With the riders all gone, before the stage was over, everyone began walking down the hill.

We found our bikes, said hello to Dave Brailsford and wound our way through thousands of cars, bikes and motorcycles to get back to Lourdes.

Well away from the race and it's followers, a group the green helmeted, Kawasaki riding moto regulators (you've seen them on the TV) forced their way past us. We tagged on, lost them at a péage, caught them on the autoroute and followed them for 40 miles of high speed formation brilliance.

A perfect end to a great day.

Tuesday, July 22, 2014

Riding to the Tour - Part 3

The light shining through the golden pattern on the curtains promised much, but instead we were greeted with cool temperatures and a flat featureless sky. The weather matched our mood, a mix of beer and wine had served to ensure we were not feeling our best when we left Cahors.

Cahors is a nice town. Built on a hill, it has that Mediterranean air and, despite the screaming two-stroke scooters blasting up and down the street, it also felt a little sleepy. That feeling was accentuated by the fact most of the bars and restaurants were closed as it was Monday.

Whatever, Ian managed to find a foie gras and duck pizza. I had lamb chops and we shared bottle of local red wine. Cahors is the home of Malbec, and ours showed nothing of the tough, tannic character of yore, so avoid the Argentinian tat and keep it local (ish.)

Jaded as we were, the first part of our ride down to Lourdes was spent on the motorway. We turned off at Montauban, which owns one of the most disgusting and endless retail areas: mile after mile of car parks and plastic buildings selling stuff no one needds. The city itself looks lovely and the sun finally broke through, so it can't be all that bad.

Our great ride across country to Auch then Tarbes was sullied by increasing anxiety, as my bike began to cut out when slowing down.  Riding round a roundabout pressing the starter button is not a great feeling. It turned out I'd fed the thing too much 95RON petrol and good dose of Super sorted it.

Summer in France
The top of the Tourmalet was in cloud and it was cold, though there was no shortage to of people. All the way up from Campan camper vans lined the roads, hundreds of them, flags out, people sitting on deck chairs: an impromptu community all created for a bike race still two days away.

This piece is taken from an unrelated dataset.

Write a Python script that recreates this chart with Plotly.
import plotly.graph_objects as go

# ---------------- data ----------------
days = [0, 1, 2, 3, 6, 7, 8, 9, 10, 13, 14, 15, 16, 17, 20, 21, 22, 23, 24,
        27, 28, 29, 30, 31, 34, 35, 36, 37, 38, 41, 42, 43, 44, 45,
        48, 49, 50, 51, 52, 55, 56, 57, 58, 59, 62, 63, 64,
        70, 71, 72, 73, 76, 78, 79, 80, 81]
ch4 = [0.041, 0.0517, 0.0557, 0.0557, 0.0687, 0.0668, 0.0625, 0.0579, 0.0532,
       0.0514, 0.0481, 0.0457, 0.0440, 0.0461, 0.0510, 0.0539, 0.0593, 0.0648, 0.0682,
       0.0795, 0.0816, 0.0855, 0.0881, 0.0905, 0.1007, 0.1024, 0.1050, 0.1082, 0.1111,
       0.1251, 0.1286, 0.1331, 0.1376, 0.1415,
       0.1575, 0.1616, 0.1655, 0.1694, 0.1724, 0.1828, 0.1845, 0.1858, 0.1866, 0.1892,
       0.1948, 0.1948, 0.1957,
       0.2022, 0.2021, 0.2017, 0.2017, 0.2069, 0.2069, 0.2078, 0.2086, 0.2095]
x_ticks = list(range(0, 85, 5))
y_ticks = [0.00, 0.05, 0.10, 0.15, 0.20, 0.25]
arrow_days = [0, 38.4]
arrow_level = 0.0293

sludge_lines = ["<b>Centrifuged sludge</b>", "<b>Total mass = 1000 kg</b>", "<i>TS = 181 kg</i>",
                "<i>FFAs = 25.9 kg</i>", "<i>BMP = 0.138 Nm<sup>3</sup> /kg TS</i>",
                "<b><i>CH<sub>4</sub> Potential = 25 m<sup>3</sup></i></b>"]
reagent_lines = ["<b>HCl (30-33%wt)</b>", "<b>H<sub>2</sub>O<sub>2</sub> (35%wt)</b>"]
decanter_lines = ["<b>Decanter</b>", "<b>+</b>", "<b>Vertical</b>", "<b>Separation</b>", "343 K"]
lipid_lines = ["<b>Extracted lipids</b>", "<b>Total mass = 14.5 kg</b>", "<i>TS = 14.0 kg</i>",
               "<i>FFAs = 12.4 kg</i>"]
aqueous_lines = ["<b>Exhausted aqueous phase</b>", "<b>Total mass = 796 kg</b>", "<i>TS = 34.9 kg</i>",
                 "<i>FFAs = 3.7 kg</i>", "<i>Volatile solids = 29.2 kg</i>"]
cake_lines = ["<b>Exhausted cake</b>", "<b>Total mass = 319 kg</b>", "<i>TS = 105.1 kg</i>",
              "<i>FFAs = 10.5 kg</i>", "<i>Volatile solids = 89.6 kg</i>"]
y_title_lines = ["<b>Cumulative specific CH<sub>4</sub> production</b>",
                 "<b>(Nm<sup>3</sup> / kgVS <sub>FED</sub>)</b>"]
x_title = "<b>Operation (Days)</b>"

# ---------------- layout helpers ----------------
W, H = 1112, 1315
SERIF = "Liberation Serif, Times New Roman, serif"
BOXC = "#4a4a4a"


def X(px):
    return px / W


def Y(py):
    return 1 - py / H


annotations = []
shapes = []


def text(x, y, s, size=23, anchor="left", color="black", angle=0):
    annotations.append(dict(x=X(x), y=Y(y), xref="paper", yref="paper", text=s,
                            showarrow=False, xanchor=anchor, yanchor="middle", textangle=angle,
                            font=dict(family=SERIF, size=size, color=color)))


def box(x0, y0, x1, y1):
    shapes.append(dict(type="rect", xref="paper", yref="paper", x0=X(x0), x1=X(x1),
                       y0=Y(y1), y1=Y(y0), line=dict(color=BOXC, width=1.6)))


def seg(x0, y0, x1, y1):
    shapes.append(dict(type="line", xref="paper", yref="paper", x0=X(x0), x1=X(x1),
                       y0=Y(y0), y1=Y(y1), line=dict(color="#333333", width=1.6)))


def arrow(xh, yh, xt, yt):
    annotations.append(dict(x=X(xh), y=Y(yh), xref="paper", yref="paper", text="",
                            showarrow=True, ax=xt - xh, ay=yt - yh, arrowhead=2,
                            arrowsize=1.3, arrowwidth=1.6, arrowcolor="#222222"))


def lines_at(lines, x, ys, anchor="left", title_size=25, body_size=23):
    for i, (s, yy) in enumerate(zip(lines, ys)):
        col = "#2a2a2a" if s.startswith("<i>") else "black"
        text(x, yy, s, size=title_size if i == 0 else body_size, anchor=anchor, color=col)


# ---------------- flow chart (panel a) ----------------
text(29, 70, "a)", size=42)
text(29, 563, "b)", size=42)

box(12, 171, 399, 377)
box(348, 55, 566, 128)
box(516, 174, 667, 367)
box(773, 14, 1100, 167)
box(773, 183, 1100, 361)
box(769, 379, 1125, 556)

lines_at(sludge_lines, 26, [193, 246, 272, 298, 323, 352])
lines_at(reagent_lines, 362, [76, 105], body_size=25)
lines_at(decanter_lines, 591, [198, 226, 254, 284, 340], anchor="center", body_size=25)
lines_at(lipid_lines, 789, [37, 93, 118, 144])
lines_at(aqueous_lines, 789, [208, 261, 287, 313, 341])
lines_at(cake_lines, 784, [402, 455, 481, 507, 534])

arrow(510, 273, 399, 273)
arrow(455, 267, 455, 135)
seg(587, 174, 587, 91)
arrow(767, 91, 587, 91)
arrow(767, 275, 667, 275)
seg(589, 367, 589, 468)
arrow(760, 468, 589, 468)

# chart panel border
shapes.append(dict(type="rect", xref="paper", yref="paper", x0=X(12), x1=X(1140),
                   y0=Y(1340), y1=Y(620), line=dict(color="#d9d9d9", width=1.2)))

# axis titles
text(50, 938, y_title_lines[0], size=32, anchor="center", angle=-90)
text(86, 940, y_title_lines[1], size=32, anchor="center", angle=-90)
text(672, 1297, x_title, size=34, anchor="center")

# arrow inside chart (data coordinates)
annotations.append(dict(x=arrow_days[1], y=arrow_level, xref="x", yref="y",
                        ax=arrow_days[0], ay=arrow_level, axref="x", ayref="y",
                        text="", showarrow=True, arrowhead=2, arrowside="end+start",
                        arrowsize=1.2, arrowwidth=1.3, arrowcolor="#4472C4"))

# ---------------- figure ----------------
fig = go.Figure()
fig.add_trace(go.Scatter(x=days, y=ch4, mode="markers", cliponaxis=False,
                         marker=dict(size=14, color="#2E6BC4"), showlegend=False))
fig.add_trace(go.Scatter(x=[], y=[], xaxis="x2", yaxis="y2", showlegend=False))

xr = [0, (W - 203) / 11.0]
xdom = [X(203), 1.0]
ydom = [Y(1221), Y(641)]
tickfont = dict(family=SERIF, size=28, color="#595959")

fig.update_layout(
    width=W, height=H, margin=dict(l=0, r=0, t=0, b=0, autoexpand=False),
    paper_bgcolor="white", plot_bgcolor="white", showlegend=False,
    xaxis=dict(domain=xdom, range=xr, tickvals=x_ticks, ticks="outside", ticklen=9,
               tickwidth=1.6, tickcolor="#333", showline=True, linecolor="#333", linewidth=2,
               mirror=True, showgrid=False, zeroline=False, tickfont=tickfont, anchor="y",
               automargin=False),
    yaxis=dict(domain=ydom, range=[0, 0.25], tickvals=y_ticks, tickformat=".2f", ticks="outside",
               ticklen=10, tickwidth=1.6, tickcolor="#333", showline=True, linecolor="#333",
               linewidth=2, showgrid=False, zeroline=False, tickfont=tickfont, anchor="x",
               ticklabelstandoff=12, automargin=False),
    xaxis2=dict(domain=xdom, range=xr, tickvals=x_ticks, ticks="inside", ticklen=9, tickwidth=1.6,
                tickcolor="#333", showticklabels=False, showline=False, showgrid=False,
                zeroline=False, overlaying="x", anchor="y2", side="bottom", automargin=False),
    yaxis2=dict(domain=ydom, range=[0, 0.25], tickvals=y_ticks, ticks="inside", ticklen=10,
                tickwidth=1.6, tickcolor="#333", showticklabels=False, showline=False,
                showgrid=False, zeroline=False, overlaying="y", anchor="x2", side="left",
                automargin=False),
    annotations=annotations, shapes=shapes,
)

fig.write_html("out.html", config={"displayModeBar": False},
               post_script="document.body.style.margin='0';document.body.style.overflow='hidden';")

The descent to the base of the Hautacam has been resurfaced and is a delight to ride a motorbike on. It's fast for a mountain road and plunges down the mountain predictably, bend after bend to hone those skills and scare the goats. It could be the best road I've ever ridden.

Lourdes is full to bursting,people everywhere, out hotel is full. The tour is in town.

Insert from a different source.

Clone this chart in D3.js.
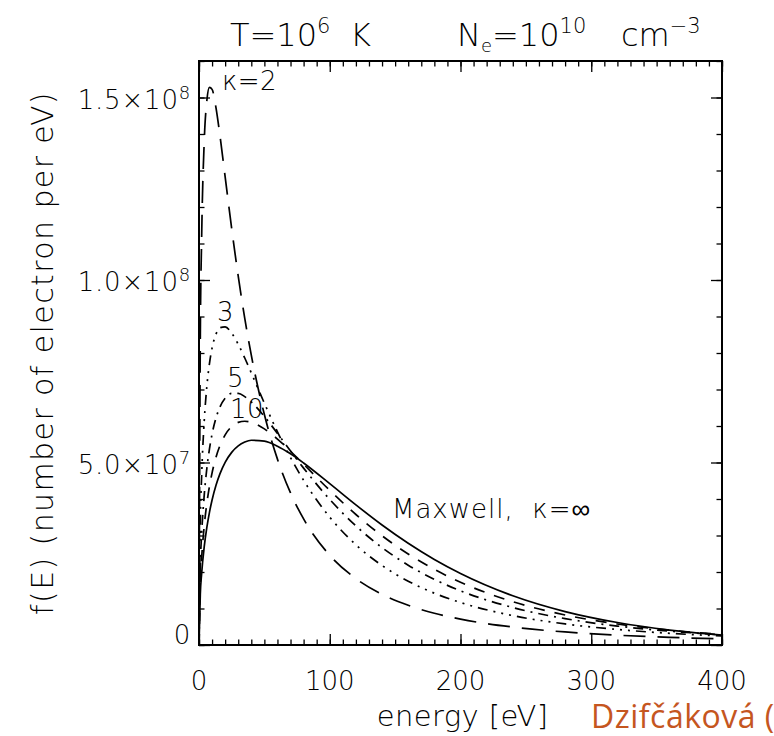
<!DOCTYPE html>
<html>
<head>
<meta charset="utf-8">
<script src="https://cdn.jsdelivr.net/npm/d3@7"></script>
<style>
  body { margin: 0; background: #fff; }
  svg { display: block; font-family: "DejaVu Sans", sans-serif; font-weight: 200; }
</style>
</head>
<body>
<svg id="chart" width="774" height="736"></svg>
<script>
// energy grid [eV]
const energy = [0, 1, 2, 4, 6, 8, 10, 13, 16, 20, 25, 30, 35, 40, 50, 60, 70, 80,
                100, 120, 140, 160, 180, 200, 240, 280, 320, 360, 400];
// f(E), in units of 1e7 electrons per eV
const kappa2  = [0, 8.405, 11.113, 13.797, 14.916, 15.278, 15.223, 14.718, 13.965, 12.828, 11.409, 10.104, 8.948, 7.941, 6.313, 5.092, 4.166, 3.454,
                 2.458, 1.819, 1.388, 1.088, 0.870, 0.709, 0.492, 0.357, 0.269, 0.209, 0.166];
const kappa3  = [0, 3.361, 4.610, 6.136, 7.081, 7.710, 8.135, 8.518, 8.693, 8.718, 8.543, 8.238, 7.863, 7.456, 6.625, 5.841, 5.135, 4.513,
                 3.502, 2.746, 2.178, 1.748, 1.419, 1.164, 0.806, 0.577, 0.425, 0.320, 0.247];
const kappa5  = [0, 2.179, 3.021, 4.108, 4.838, 5.373, 5.780, 6.222, 6.520, 6.762, 6.892, 6.892, 6.805, 6.659, 6.261, 5.797, 5.316, 4.846,
                 3.988, 3.263, 2.669, 2.187, 1.799, 1.485, 1.027, 0.723, 0.519, 0.379, 0.281];
const kappa10 = [0, 1.706, 2.377, 3.262, 3.878, 4.346, 4.717, 5.145, 5.461, 5.758, 5.985, 6.099, 6.130, 6.102, 5.922, 5.641, 5.308, 4.952,
                 4.237, 3.575, 2.992, 2.493, 2.072, 1.720, 1.187, 0.823, 0.575, 0.404, 0.287];
const maxwell = [0, 1.394, 1.949, 2.693, 3.223, 3.636, 3.972, 4.374, 4.687, 5.002, 5.277, 5.455, 5.560, 5.609, 5.584, 5.446, 5.238, 4.986,
                 4.420, 3.839, 3.288, 2.787, 2.343, 1.959, 1.349, 0.916, 0.616, 0.410, 0.272];

const seriesNames = ["kappa2", "kappa3", "kappa5", "kappa10", "maxwell"];

// tick labels
const xTicks = [0, 100, 200, 300, 400];
const yTicks = [0, 5, 10, 15];                 // units of 1e7
const yTickMantissa = ["0", "5.0", "1.0", "1.5"];
const yTickExponent = ["", "7", "8", "8"];

// curve annotations (data coordinates)
const labelText = ["κ=2", "3", "5", "10", "Maxwell,  κ=∞"];
const labelE = [17.6, 13.8, 21.4, 23.7, 147.6];
const labelF = [15.2, 8.88, 7.07, 6.22, 3.48];

(function () {
  const svg = d3.select("#chart");
  const pLeft = 199, pRight = 722, pTop = 61, pBottom = 645;

  const x = d3.scaleLinear().domain([0, 400]).range([pLeft, pRight]);
  const y = d3.scaleLinear().domain([0, 16]).range([pBottom, pTop]);

  const dashes = {
    kappa2: "22,12",
    kappa3: "10,6,2,6,2,6,2,6",
    kappa5: "10,6,2,6",
    kappa10: "11,10",
    maxwell: null
  };
  const seriesData = { kappa2, kappa3, kappa5, kappa10, maxwell };

  svg.append("defs").append("clipPath").attr("id", "plotclip")
    .append("rect").attr("x", pLeft).attr("y", pTop)
    .attr("width", pRight - pLeft).attr("height", pBottom - pTop);

  const line = d3.line()
    .x((d, i) => x(energy[i]))
    .y(d => y(d))
    .curve(d3.curveMonotoneX);

  svg.append("g").attr("clip-path", "url(#plotclip)")
    .selectAll("path")
    .data(seriesNames)
    .join("path")
    .attr("d", k => line(seriesData[k]))
    .attr("fill", "none")
    .attr("stroke", "#000")
    .attr("stroke-width", 1.7)
    .attr("stroke-dasharray", k => dashes[k]);

  // ticks on all four sides, pointing inwards
  function tickAxis(axis, transform) {
    const g = svg.append("g").attr("transform", transform).call(axis);
    g.select(".domain").remove();
    g.selectAll("line").attr("stroke", "#000").attr("stroke-width", 1.3);
    g.selectAll("text").remove();
  }
  const xMajor = d3.range(0, 401, 100), xMinor = d3.range(0, 401, 10);
  const yMajor = d3.range(0, 16, 5), yMinor = d3.range(0, 16.01, 1);

  tickAxis(d3.axisBottom(x).tickValues(xMinor).tickSize(-5.5), `translate(0,${pBottom})`);
  tickAxis(d3.axisBottom(x).tickValues(xMajor).tickSize(-11), `translate(0,${pBottom})`);
  tickAxis(d3.axisTop(x).tickValues(xMinor).tickSize(-5.5), `translate(0,${pTop})`);
  tickAxis(d3.axisTop(x).tickValues(xMajor).tickSize(-11), `translate(0,${pTop})`);
  tickAxis(d3.axisLeft(y).tickValues(yMinor).tickSize(-5.5), `translate(${pLeft},0)`);
  tickAxis(d3.axisLeft(y).tickValues(yMajor).tickSize(-11), `translate(${pLeft},0)`);
  tickAxis(d3.axisRight(y).tickValues(yMinor).tickSize(-5.5), `translate(${pRight},0)`);
  tickAxis(d3.axisRight(y).tickValues(yMajor).tickSize(-11), `translate(${pRight},0)`);

  svg.append("rect")
    .attr("x", pLeft).attr("y", pTop)
    .attr("width", pRight - pLeft).attr("height", pBottom - pTop)
    .attr("fill", "none").attr("stroke", "#000").attr("stroke-width", 2);

  // x tick labels
  svg.append("g").selectAll("text")
    .data(xTicks)
    .join("text")
    .attr("x", d => x(d))
    .attr("y", 690)
    .attr("text-anchor", "middle")
    .attr("font-size", 26)
    .text(d => d);

  // y tick labels
  yTicks.forEach((v, i) => {
    const t = svg.append("text")
      .attr("x", 191)
      .attr("y", Math.min(y(v) + 11, pBottom - 1))
      .attr("text-anchor", "end")
      .attr("font-size", 26)
      .attr("letter-spacing", 0.8);
    if (yTickExponent[i] === "") {
      t.text(yTickMantissa[i]);
    } else {
      t.append("tspan").text(yTickMantissa[i] + "×10");
      t.append("tspan").attr("dy", -10).attr("font-size", 18).text(yTickExponent[i]);
    }
  });

  // title
  const title = svg.append("text").attr("y", 46).attr("font-size", 32);
  title.append("tspan").attr("x", 230).text("T=10");
  title.append("tspan").attr("dy", -13).attr("font-size", 21).text("6");
  title.append("tspan").attr("x", 350).attr("dy", 13).text("K");
  title.append("tspan").attr("x", 457).text("N");
  title.append("tspan").attr("dy", 6).attr("font-size", 18).text("e");
  title.append("tspan").attr("dy", -6).text("=10");
  title.append("tspan").attr("dy", -13).attr("font-size", 21).text("10");
  title.append("tspan").attr("x", 621).attr("dy", 13).text("cm");
  title.append("tspan").attr("dy", -13).attr("font-size", 21).text("−3");

  // axis titles
  svg.append("text")
    .attr("transform", `translate(53,${(pTop + pBottom) / 2}) rotate(-90)`)
    .attr("text-anchor", "middle")
    .attr("font-size", 30)
    .attr("letter-spacing", 1.4)
    .text("f(E) (number of electron per eV)");

  svg.append("text")
    .attr("x", (pLeft + pRight) / 2 + 2)
    .attr("y", 726)
    .attr("text-anchor", "middle")
    .attr("font-size", 29)
    .attr("letter-spacing", 0.4)
    .text("energy [eV]");

  // curve labels
  svg.append("g").selectAll("text")
    .data(labelText)
    .join("text")
    .attr("x", (d, i) => x(labelE[i]))
    .attr("y", (d, i) => y(labelF[i]))
    .attr("font-size", 26)
    .attr("letter-spacing", (d, i) => i === 4 ? 1 : 0.4)
    .style("white-space", "pre")
    .text(d => d);

  // source credit
  svg.append("text")
    .attr("x", 591)
    .attr("y", 728)
    .attr("font-family", "'Open Sans', sans-serif")
    .attr("font-weight", 400)
    .attr("font-size", 32)
    .attr("letter-spacing", 0.5)
    .attr("fill", "#c5561f")
    .text("Dzifčáková (");
})();
</script>
</body>
</html>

Today the weather and roads came together to create an great day on the bike. Tomorrow we hope to find somewhere to watch the Tour stage, near the bottom of Pla d'Adet.

Monday, July 21, 2014

Riding to the Tour Part 2

Two more contrasting days on a motorbike holiday you could not find.
Not quite true, but today's 257 mile ride through the Massif Centrale was a stark contrast from yesterday's motorway dirge, even our hotel in Cahors is a pleasant change, there are carpets and everything.

Kyriad Montluçon. Nice.
Yesterday's hotel matched the town, underwhelming used and slightly grubby. After a brief wander around, we found a restaurant where we ate a burger of questionable origin served by staff who nearly smiled.

This is France.

This morning we set off under threatening grey skies, the forecast had been a 60% chance of rain, so we were both prepared for another soaking. Fortunately it wasn't to be. Most of the day was spent winding through the hills and roads of central France, black clouds never quite getting above us and the roads stayed dry in spite.

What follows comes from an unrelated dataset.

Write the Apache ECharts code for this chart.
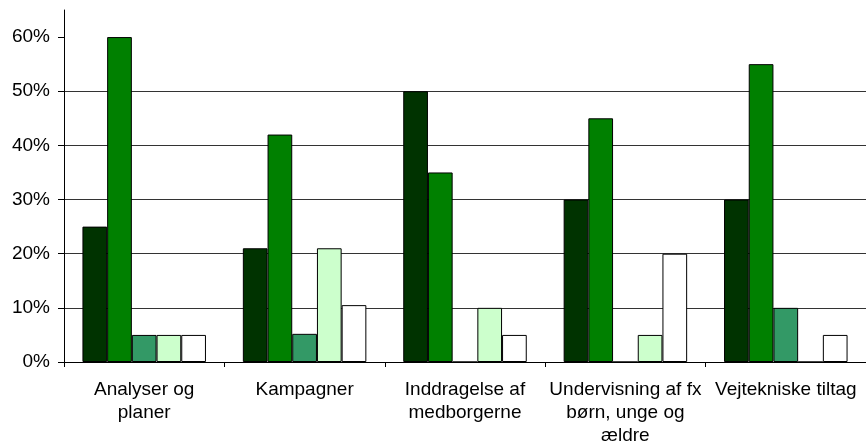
<!DOCTYPE html>
<html>
<head>
<meta charset="utf-8">
<script src="https://cdn.jsdelivr.net/npm/echarts@6/dist/echarts.min.js"></script>
<style>
html,body{margin:0;padding:0;background:#fff;}
#c{width:866px;height:447px;}
</style>
</head>
<body>
<div id="c"></div>
<script>
var categories = ["Analyser og\nplaner", "Kampagner", "Inddragelse af\nmedborgerne", "Undervisning af fx\nbørn, unge og\nældre", "Vejtekniske tiltag"];
var series1 = [25, 21, 50, 30, 30];
var series2 = [60, 42, 35, 45, 55];
var series3 = [5, 5.2, 0, 0, 10];
var series4 = [5, 21, 10, 5, 0];
var series5 = [5, 10.5, 5, 20, 5];
var yTicks = [0, 10, 20, 30, 40, 50, 60];
var colors = ["#003300", "#008000", "#339966", "#CCFFCC", "#FFFFFF"];

var chart = echarts.init(document.getElementById('c'));
var font = "'Liberation Sans', Arial, sans-serif";
function mk(name, data, color) {
  return {
    name: name, type: 'bar', data: data,
    barGap: '0%', barCategoryGap: '23%',
    itemStyle: { color: color, borderColor: '#000', borderWidth: 1 },
    animation: false
  };
}
chart.setOption({
  animation: false,
  grid: { left: 64, right: -3, top: 10, bottom: 84, containLabel: false },
  xAxis: {
    type: 'category', data: categories,
    axisLine: { lineStyle: { color: '#000', width: 1 } },
    axisTick: { show: true, length: 5, lineStyle: { color: '#000' } },
    axisLabel: { color: '#000', fontFamily: font, fontSize: 19, lineHeight: 23, margin: 16, interval: 0 },
    splitLine: { show: false }
  },
  yAxis: {
    type: 'value', min: 0, max: 65, interval: 10,
    axisLine: { show: true, lineStyle: { color: '#000', width: 1 } },
    axisTick: { show: true, length: 6, customValues: yTicks, lineStyle: { color: '#000' } },
    axisLabel: { color: '#000', fontFamily: font, fontSize: 19, margin: 14, customValues: yTicks,
      formatter: function (v) { return v + '%'; } },
    splitLine: { show: true, showMaxLine: false, showMinLine: false, lineStyle: { color: '#333', width: 1 } }
  },
  series: [
    mk('S1', series1, colors[0]),
    mk('S2', series2, colors[1]),
    mk('S3', series3, colors[2]),
    mk('S4', series4, colors[3]),
    mk('S5', series5, colors[4])
  ]
});
</script>
</body>
</html>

Our route took us from Montluçon to Riom and the Volvic factory, then through the hills proper to Aurillac, where I put on summer gloves and the sun came out for the first time. It might have been the sun, but by the time we were beyond Figéac there was a change in our surroundings, the earth was redder and the vegetation more scrubby. It felt hot and it looked hot.

A missed turn meant we ended up on the Autoroute for a few miles before the sat nav, now reloaded with the maps it decided to delete yesterday,  took us down a tiny, steep, narrow road, the sort only a sat nav would send a traveller along.

Unusually it was beautiful, like much of the countryside we had seen today, and brought us out very near the city centre, where, for the first time today, the roads twinkled in the sun, soaked from a summer storm.

Tomorrow the Pyrenées.

Ian nails the exit of the day's first hairpin
I negotiate with the first hairpin

Sunday, July 20, 2014

Riding to the Tour Part 1

I started this blog a few years ago to write about our annual motorbike trip to Europe, though other things have taken it over during the last  few years.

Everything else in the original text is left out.